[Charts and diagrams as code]
########
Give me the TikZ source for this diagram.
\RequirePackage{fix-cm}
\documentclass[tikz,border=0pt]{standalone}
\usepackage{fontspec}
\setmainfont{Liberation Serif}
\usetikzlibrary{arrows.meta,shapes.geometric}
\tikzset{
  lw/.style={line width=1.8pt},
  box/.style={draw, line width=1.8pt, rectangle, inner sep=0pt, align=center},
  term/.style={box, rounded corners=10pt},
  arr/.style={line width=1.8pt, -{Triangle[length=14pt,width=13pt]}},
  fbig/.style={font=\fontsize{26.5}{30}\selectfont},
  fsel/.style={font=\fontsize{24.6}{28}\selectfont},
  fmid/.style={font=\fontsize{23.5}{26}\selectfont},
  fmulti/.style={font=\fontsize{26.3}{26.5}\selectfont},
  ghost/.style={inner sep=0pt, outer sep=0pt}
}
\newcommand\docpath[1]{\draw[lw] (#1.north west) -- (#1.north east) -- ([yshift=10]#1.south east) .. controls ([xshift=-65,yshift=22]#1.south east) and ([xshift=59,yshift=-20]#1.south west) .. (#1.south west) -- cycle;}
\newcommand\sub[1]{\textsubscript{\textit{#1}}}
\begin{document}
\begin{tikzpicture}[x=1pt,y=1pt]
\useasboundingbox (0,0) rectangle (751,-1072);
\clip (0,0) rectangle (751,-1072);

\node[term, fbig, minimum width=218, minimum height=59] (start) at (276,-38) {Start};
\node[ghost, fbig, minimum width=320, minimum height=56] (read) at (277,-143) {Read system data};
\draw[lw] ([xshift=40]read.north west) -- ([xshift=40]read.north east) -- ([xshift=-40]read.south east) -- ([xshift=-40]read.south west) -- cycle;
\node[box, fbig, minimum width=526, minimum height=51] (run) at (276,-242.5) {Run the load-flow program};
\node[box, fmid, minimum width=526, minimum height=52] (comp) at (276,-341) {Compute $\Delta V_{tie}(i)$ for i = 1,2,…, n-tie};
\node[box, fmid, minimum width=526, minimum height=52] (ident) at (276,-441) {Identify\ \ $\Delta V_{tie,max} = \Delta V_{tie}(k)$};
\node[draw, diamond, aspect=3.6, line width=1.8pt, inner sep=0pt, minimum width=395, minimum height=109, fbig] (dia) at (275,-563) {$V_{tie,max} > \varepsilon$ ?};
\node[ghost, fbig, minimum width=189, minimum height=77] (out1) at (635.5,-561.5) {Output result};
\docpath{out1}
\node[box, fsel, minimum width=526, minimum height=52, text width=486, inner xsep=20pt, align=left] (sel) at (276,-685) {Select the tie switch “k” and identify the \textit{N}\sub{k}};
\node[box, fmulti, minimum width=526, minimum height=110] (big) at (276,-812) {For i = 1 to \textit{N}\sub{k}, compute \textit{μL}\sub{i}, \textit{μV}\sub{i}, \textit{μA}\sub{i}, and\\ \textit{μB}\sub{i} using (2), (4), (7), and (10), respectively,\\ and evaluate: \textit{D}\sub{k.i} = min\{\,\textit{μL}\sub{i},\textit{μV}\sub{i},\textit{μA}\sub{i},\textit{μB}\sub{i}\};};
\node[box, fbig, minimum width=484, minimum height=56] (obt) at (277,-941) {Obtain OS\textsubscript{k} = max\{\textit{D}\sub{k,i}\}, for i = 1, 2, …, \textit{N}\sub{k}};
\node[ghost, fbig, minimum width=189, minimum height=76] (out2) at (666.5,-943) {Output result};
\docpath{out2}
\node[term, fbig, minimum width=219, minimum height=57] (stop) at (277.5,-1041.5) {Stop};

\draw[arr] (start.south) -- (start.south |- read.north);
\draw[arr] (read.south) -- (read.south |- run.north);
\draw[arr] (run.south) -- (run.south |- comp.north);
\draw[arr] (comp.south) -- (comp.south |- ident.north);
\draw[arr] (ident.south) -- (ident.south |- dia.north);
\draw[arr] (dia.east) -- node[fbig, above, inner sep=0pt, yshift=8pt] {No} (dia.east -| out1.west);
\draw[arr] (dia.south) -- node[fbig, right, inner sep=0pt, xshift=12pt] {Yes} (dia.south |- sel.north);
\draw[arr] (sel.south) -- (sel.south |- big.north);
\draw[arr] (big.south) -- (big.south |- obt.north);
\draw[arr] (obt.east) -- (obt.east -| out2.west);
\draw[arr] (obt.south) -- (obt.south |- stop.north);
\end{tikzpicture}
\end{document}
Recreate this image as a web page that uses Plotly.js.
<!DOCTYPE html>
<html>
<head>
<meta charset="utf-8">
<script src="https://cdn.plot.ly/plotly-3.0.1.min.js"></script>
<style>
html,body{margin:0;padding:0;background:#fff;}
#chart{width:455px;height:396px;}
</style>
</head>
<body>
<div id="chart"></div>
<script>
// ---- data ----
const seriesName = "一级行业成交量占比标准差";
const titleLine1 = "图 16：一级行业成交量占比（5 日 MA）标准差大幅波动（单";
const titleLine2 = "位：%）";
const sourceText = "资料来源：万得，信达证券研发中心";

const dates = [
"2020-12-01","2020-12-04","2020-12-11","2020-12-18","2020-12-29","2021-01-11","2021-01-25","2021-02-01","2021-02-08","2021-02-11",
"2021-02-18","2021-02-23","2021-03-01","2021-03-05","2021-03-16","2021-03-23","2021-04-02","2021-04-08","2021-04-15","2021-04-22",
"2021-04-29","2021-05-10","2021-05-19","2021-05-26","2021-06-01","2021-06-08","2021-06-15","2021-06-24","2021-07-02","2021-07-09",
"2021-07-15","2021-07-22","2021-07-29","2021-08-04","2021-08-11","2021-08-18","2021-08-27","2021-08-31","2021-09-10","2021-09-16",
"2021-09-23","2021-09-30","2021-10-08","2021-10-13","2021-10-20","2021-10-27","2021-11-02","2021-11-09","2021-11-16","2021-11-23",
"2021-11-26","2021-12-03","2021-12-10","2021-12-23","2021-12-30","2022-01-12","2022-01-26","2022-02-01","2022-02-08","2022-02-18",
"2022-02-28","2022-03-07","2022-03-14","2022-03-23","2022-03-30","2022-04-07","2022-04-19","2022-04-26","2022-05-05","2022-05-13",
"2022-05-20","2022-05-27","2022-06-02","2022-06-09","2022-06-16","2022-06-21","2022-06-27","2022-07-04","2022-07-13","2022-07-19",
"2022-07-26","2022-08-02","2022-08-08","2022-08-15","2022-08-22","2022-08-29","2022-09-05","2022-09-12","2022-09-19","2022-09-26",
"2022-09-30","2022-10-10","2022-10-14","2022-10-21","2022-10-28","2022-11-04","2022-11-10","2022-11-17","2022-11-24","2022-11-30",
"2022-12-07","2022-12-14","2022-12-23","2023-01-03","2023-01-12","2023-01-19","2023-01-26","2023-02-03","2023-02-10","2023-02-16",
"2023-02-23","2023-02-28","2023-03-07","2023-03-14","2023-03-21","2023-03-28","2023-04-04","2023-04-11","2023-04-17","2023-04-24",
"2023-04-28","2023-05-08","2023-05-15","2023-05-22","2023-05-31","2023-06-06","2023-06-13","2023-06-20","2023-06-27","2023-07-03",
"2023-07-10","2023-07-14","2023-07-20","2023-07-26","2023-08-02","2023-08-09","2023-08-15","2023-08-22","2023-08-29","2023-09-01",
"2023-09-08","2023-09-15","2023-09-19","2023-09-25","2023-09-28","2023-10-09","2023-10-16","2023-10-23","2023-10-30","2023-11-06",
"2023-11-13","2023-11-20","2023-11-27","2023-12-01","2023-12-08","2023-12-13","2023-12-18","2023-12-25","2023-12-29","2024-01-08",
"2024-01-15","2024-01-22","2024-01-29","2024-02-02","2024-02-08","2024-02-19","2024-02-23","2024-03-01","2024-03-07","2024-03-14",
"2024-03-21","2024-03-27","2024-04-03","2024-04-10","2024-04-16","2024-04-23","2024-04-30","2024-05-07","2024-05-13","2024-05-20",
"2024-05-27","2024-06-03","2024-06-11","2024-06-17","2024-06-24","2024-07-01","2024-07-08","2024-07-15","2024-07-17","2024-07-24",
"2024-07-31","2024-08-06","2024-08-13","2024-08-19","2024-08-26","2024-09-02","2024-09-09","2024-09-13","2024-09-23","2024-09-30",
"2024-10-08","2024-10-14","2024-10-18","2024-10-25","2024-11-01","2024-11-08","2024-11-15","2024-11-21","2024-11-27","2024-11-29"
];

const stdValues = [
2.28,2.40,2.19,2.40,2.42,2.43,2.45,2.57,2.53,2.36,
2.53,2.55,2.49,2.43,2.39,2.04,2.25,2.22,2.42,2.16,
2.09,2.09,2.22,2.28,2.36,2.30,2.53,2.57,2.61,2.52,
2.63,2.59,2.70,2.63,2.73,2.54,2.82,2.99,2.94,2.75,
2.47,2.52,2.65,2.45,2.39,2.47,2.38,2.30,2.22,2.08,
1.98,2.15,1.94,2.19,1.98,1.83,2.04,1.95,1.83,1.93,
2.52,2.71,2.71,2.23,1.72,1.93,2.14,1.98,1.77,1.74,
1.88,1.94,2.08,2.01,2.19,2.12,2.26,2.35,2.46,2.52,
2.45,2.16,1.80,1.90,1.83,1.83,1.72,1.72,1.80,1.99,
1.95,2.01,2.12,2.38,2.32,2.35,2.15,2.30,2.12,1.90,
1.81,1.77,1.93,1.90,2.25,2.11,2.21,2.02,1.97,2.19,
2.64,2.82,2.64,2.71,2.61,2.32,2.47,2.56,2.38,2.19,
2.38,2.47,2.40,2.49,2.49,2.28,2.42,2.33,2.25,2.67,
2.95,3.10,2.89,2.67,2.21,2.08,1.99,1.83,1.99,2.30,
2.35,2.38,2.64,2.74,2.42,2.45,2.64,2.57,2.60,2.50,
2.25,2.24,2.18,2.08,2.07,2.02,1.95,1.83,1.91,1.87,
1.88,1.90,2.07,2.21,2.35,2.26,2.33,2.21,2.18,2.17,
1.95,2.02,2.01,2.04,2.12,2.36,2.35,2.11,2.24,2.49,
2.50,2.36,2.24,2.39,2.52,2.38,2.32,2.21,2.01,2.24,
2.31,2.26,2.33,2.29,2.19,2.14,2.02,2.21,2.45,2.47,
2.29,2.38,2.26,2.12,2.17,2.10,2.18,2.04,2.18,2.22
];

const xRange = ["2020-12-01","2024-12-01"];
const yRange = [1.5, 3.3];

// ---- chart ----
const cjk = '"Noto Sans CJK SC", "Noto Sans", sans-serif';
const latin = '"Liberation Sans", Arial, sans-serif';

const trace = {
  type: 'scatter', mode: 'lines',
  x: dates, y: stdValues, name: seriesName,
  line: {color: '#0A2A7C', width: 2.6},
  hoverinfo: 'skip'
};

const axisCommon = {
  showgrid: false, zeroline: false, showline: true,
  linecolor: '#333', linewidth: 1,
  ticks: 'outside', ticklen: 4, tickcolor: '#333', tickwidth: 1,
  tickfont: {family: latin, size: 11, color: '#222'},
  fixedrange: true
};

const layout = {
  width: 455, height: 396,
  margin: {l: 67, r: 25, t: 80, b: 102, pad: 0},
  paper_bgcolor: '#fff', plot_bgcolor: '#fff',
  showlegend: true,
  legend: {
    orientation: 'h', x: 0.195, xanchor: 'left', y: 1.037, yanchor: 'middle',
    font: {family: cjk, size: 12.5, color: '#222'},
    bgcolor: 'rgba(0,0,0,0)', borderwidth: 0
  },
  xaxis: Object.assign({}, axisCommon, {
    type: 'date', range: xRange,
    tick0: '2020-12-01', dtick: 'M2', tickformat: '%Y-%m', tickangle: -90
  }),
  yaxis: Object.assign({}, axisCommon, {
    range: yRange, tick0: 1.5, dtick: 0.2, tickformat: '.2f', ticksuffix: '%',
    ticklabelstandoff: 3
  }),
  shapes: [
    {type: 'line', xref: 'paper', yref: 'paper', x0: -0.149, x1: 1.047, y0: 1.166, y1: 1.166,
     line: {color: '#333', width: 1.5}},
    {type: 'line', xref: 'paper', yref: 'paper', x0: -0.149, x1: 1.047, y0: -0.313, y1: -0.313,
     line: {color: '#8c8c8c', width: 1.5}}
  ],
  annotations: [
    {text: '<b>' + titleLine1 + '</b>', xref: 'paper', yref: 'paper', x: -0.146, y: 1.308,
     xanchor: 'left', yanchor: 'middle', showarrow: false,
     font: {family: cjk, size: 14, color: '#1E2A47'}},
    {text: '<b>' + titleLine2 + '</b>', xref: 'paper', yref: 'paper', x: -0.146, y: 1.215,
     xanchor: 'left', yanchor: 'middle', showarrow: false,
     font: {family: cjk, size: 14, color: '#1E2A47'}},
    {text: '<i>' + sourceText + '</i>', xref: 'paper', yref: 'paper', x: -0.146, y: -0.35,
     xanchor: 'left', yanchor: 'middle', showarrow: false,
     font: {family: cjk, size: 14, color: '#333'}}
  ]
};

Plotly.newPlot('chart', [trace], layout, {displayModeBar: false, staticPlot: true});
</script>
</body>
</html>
########
Return every line above in which the string "this" occurs.

Give me the TikZ source for this diagram.
Recreate this image as a web page that uses Plotly.js.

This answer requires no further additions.